## start

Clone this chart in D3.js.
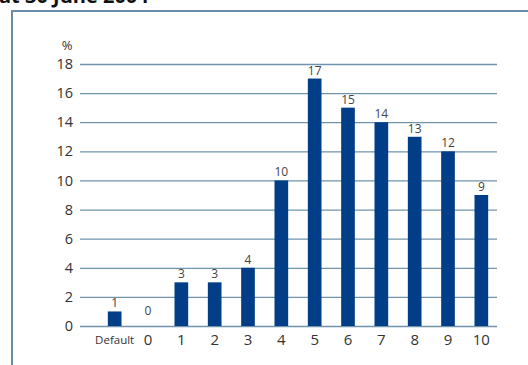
<!DOCTYPE html>
<html>
<head>
<meta charset="utf-8">
<script src="https://cdn.jsdelivr.net/npm/d3@7"></script>
<style>
  html, body { margin: 0; padding: 0; background: #fff; }
  svg { display: block; }
</style>
</head>
<body>
<svg id="chart" width="528" height="365"></svg>
<script>
// Distribution by grade
const categories = ["Default", "0", "1", "2", "3", "4", "5", "6", "7", "8", "9", "10"];
const shares = [1, 0, 3, 3, 4, 10, 17, 15, 14, 13, 12, 9];
const yTicks = [0, 2, 4, 6, 8, 10, 12, 14, 16, 18];
const titleText = "at 30 June 2004";
const unitLabel = "%";

const svg = d3.select("#chart");
const font = "'Open Sans', 'Noto Sans', sans-serif";
const frameColor = "#6a8ca5";
const gridColor = "#7094ac";
const barColor = "#023e87";

// Heading (runs off the top edge)
svg.append("text")
  .attr("x", -1).attr("y", 2.5)
  .attr("font-family", font)
  .attr("font-weight", "bold")
  .attr("font-size", 20)
  .attr("fill", "#111")
  .text(titleText);

// Frame: top and left rules
svg.append("line")
  .attr("x1", 12).attr("x2", 528).attr("y1", 11).attr("y2", 11)
  .attr("stroke", frameColor).attr("stroke-width", 2);
svg.append("line")
  .attr("x1", 12).attr("x2", 12).attr("y1", 10).attr("y2", 365)
  .attr("stroke", frameColor).attr("stroke-width", 2);

const x = d3.scaleBand().domain(categories).range([98, 498]).paddingInner(0.59).paddingOuter(0.295);
const y = d3.scaleLinear().domain([0, 18]).range([326, 64]);

// Gridlines and y labels
const yAxis = d3.axisLeft(y).tickValues(yTicks).tickSize(-417).tickPadding(7);
const gy = svg.append("g").attr("transform", "translate(80,0)").call(yAxis);
gy.select(".domain").remove();
gy.selectAll(".tick line").attr("stroke", gridColor).attr("stroke-width", 1.3);
gy.selectAll(".tick text")
  .attr("font-family", font).attr("font-size", 14.5).attr("fill", "#333");

svg.append("text")
  .attr("x", 67).attr("y", 50)
  .attr("text-anchor", "middle")
  .attr("font-family", font).attr("font-size", 13).attr("fill", "#333")
  .text(unitLabel);

// Bars
svg.append("g").selectAll("rect")
  .data(shares)
  .join("rect")
  .attr("x", (d, i) => x(categories[i]))
  .attr("width", x.bandwidth())
  .attr("y", d => y(d))
  .attr("height", d => y(0) - y(d))
  .attr("fill", barColor);

// Value labels
svg.append("g").selectAll("text")
  .data(shares)
  .join("text")
  .attr("x", (d, i) => x(categories[i]) + x.bandwidth() / 2)
  .attr("y", d => Math.min(y(d), y(0) - 7) - 4)
  .attr("text-anchor", "middle")
  .attr("font-family", font).attr("font-size", 12).attr("fill", "#444")
  .text(d => d);

// Category labels
const xAxis = d3.axisBottom(x).tickSize(0).tickPadding(8);
const gx = svg.append("g").attr("transform", "translate(0,326)").call(xAxis);
gx.select(".domain").remove();
gx.selectAll(".tick text")
  .attr("font-family", font)
  .attr("font-size", (d) => d === "Default" ? 11.5 : 15)
  .attr("dy", (d) => d === "Default" ? "0.85em" : "0.71em")
  .attr("fill", "#333");
</script>
</body>
</html>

## end

- TASK TO CARRY OUT: Without the pictures, write out all of the material exactly.

- WORKED ANSWER:
Clone this chart in D3.js.
<!DOCTYPE html>
<html>
<head>
<meta charset="utf-8">
<script src="https://cdn.jsdelivr.net/npm/d3@7"></script>
<style>
  html, body { margin: 0; padding: 0; background: #fff; }
  svg { display: block; }
</style>
</head>
<body>
<svg id="chart" width="528" height="365"></svg>
<script>
// Distribution by grade
const categories = ["Default", "0", "1", "2", "3", "4", "5", "6", "7", "8", "9", "10"];
const shares = [1, 0, 3, 3, 4, 10, 17, 15, 14, 13, 12, 9];
const yTicks = [0, 2, 4, 6, 8, 10, 12, 14, 16, 18];
const titleText = "at 30 June 2004";
const unitLabel = "%";

const svg = d3.select("#chart");
const font = "'Open Sans', 'Noto Sans', sans-serif";
const frameColor = "#6a8ca5";
const gridColor = "#7094ac";
const barColor = "#023e87";

// Heading (runs off the top edge)
svg.append("text")
  .attr("x", -1).attr("y", 2.5)
  .attr("font-family", font)
  .attr("font-weight", "bold")
  .attr("font-size", 20)
  .attr("fill", "#111")
  .text(titleText);

// Frame: top and left rules
svg.append("line")
  .attr("x1", 12).attr("x2", 528).attr("y1", 11).attr("y2", 11)
  .attr("stroke", frameColor).attr("stroke-width", 2);
svg.append("line")
  .attr("x1", 12).attr("x2", 12).attr("y1", 10).attr("y2", 365)
  .attr("stroke", frameColor).attr("stroke-width", 2);

const x = d3.scaleBand().domain(categories).range([98, 498]).paddingInner(0.59).paddingOuter(0.295);
const y = d3.scaleLinear().domain([0, 18]).range([326, 64]);

// Gridlines and y labels
const yAxis = d3.axisLeft(y).tickValues(yTicks).tickSize(-417).tickPadding(7);
const gy = svg.append("g").attr("transform", "translate(80,0)").call(yAxis);
gy.select(".domain").remove();
gy.selectAll(".tick line").attr("stroke", gridColor).attr("stroke-width", 1.3);
gy.selectAll(".tick text")
  .attr("font-family", font).attr("font-size", 14.5).attr("fill", "#333");

svg.append("text")
  .attr("x", 67).attr("y", 50)
  .attr("text-anchor", "middle")
  .attr("font-family", font).attr("font-size", 13).attr("fill", "#333")
  .text(unitLabel);

// Bars
svg.append("g").selectAll("rect")
  .data(shares)
  .join("rect")
  .attr("x", (d, i) => x(categories[i]))
  .attr("width", x.bandwidth())
  .attr("y", d => y(d))
  .attr("height", d => y(0) - y(d))
  .attr("fill", barColor);

// Value labels
svg.append("g").selectAll("text")
  .data(shares)
  .join("text")
  .attr("x", (d, i) => x(categories[i]) + x.bandwidth() / 2)
  .attr("y", d => Math.min(y(d), y(0) - 7) - 4)
  .attr("text-anchor", "middle")
  .attr("font-family", font).attr("font-size", 12).attr("fill", "#444")
  .text(d => d);

// Category labels
const xAxis = d3.axisBottom(x).tickSize(0).tickPadding(8);
const gx = svg.append("g").attr("transform", "translate(0,326)").call(xAxis);
gx.select(".domain").remove();
gx.selectAll(".tick text")
  .attr("font-family", font)
  .attr("font-size", (d) => d === "Default" ? 11.5 : 15)
  .attr("dy", (d) => d === "Default" ? "0.85em" : "0.71em")
  .attr("fill", "#333");
</script>
</body>
</html>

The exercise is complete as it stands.